Vandy Rattana lahir setelah periode Khmer Rouge dan besari di Pnom Penh. Ia memaparkan episode-episode tentang kekerasan sejarah melalui citra visual yang tidak banyak dipaparkan. Ia memulai praktik fotografinya pada 2005. Karyanya tentang kerja dan karya menggunakan beragam teknik kamera analog, mencoba membaurkan foto jurnalisme dan praktik artistik. Karya terakhirnya menunjukkan pergeseran filosofis di sekitar relasi antara historiografi dan penciptaan citra visual.

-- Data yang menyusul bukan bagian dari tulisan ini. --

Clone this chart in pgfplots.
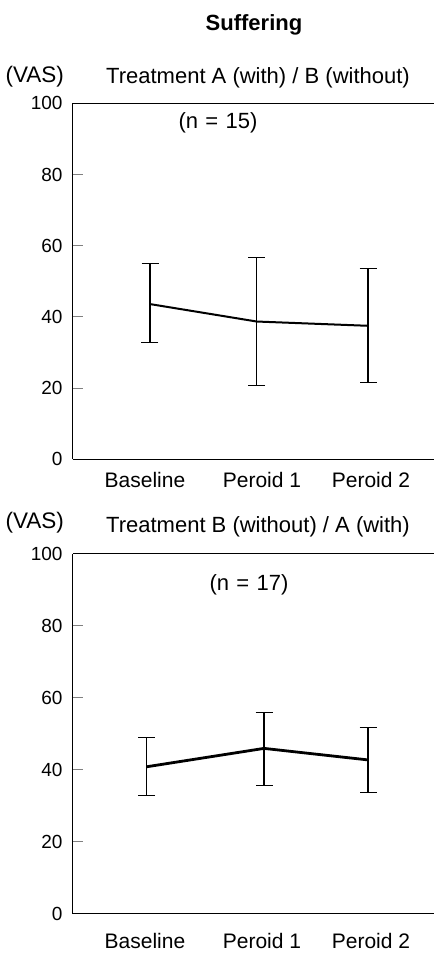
\documentclass[border=0pt]{standalone}
\usepackage{pgfplots}
\pgfplotsset{compat=1.18}
\usepackage{fontspec}
\setmainfont{Liberation Sans}

% one picture unit = one reference pixel (434 x 954)
\pgfplotsset{
  vas/.style={
    scale only axis, width=361pt,
    xmin=73, xmax=434, ymin=0, ymax=100,
    axis lines=left, axis line style={-, line width=1pt},
    ytick={0,20,40,60,80,100},
    tick align=inside, major tick length=10pt,
    y tick style={line width=1pt},
    x tick style={draw=none},
    xtick={145,262,371},
    xticklabels={Baseline,Peroid 1,Peroid 2},
    /pgf/number format/assume math mode=true,
    yticklabel style={font=\fontsize{19}{22}\selectfont, xshift=-7pt},
    clip=false,
  },
  meansd/.style={black, no markers,
    error bars/y dir=both, error bars/y explicit,
    error bars/error bar style={line width=1.1pt},
    error bars/error mark options={rotate=90, mark size=8.5pt, line width=1.1pt}},
}

\begin{document}
\begin{tikzpicture}
\path[use as bounding box] (0,0) rectangle (434pt,954pt);

\node[font=\bfseries\fontsize{22}{26}\selectfont] at (254pt,929pt) {Suffering};

% --- Treatment A / B ---
\begin{axis}[vas, height=356pt, at={(73pt,494.7pt)}, anchor=south west,
  xticklabel style={font=\fontsize{21}{25}\selectfont, yshift=-9pt}]
\draw[line width=1pt] (rel axis cs:0,1) -- (rel axis cs:1,1);
\addplot+[line width=2pt, meansd] table[x=x, y=y, y error plus=ep, y error minus=em] {
x     y    ep   em
150   43.6 11.3 10.9
256.7 38.7 18.0 18.0
368   37.5 16.0 16.0
};
\end{axis}
\node[font=\fontsize{22.5}{26}\selectfont, anchor=west] at (2pt,877pt) {(VAS)};
\node[font=\fontsize{22}{26}\selectfont] at (258pt,876pt) {Treatment A (with) / B (without)};
\node[font=\fontsize{22}{26}\selectfont] at (218pt,831pt) {(n\,\,=\,\,15)};

% --- Treatment B / A ---
\begin{axis}[vas, height=360pt, at={(73pt,40pt)}, anchor=south west,
  xticklabel style={font=\fontsize{21}{25}\selectfont, yshift=-16pt}]
\draw[line width=1pt] (rel axis cs:0,1) -- (rel axis cs:1,1);
\addplot+[line width=2.8pt, meansd] table[x=x, y=y, y error plus=ep, y error minus=em] {
x     y    ep   em
146.7 40.9 8.1  7.9
264   46.0 10.0 10.2
368   42.8 8.9  9.1
};
\end{axis}
\node[font=\fontsize{22.5}{26}\selectfont, anchor=west] at (2pt,431pt) {(VAS)};
\node[font=\fontsize{22}{26}\selectfont] at (258pt,427pt) {Treatment B (without) / A (with)};
\node[font=\fontsize{22}{26}\selectfont] at (249pt,369pt) {(n\,\,=\,\,17)};
\end{tikzpicture}
\end{document}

Bagi Vandy Rattana, foto adalah konstruksi fiksi, lapisan atas yang puitis dan abstrak, sejarah mereka sendiri.

Sejak proyek dokumenter dan fotografis Bomb Pounds (2009), di mana foto-foto ranjaunya mengartikulasikan luka-luka psikologis masyarakat Kamboja yang berhasil lepas dari serbuan Amerika antara 1964 hingga 1973, Vandy Rattana terus memantau kawasan pinggir Kamboja dengan cara pandangnya dan membuka trauma masa lalu di sana. Setelah film pendeknya Monologue (2015), dia meluncurkan film pendek Funeral (2018). Pada 2007, ia mendirikan Stiev Selapak (Art Rebels) bersama beberapa seniman lain dan pada 2009 ia membentuk Sasa Art Gallery bersama kolega lain. Ia berkontribusi, pada 2011, pada terbentuknya SA SA BASSAC, ruang pertama yang didedikasikan untuk seni kontemporer di Kamboja.

Pada 2014, ia juga mendirikan Ponleu Association, yang bertujuan menyediakan akses untuk buku-buku referensi internasional, melalui proyek penerjemahan dan penerbitan dalam bahasa Khmer. Ponleu juga menerbitkan bukunya sendiri, berfokus pada beragam bidang pengetahuan (filsafat, sastra, sains, dan sebagainya).

Sebagai bagian pertama dari sebuah trilogy, MONOLOGUE berfokus pada dialog satu arah antara si seniman dengan kakak perempuannya yang meninggal sebelum ia pernah bertemu dengannya. Menggunakan sebuah peta yang digambar tangan oleh sang ayah dan dengan bantuan dari pemimpin desa setempat, Vandy menempatkan tanda di sebuah tanah di Barat Utara Kamboja, di mana dia diberitahu kisah tentang lima ribu orang lain yang meninggal di bawah rezim Polpot, dan bersama sang kakak dikuburkan di sana. Tokoh utama dalam film ini termasuk pohon sawit dan pohon mangga, sang seniman sendiri, serta suara alam, yang diwakili oleh suara dedaunan dan batang pohon, yang mengindikasikan angin dan nafas manusia. Suara Vandy membawa ketiga elemen ini ketika ia berbicara pada kakaknya, bertanya, dan seringkali menjadi sangat emosional ketika membicarakan keluarga mereka, atau tentang orang-orang mati yang terkubur di bawahnya. Flora dan fauna tumbuh dari tanah ini.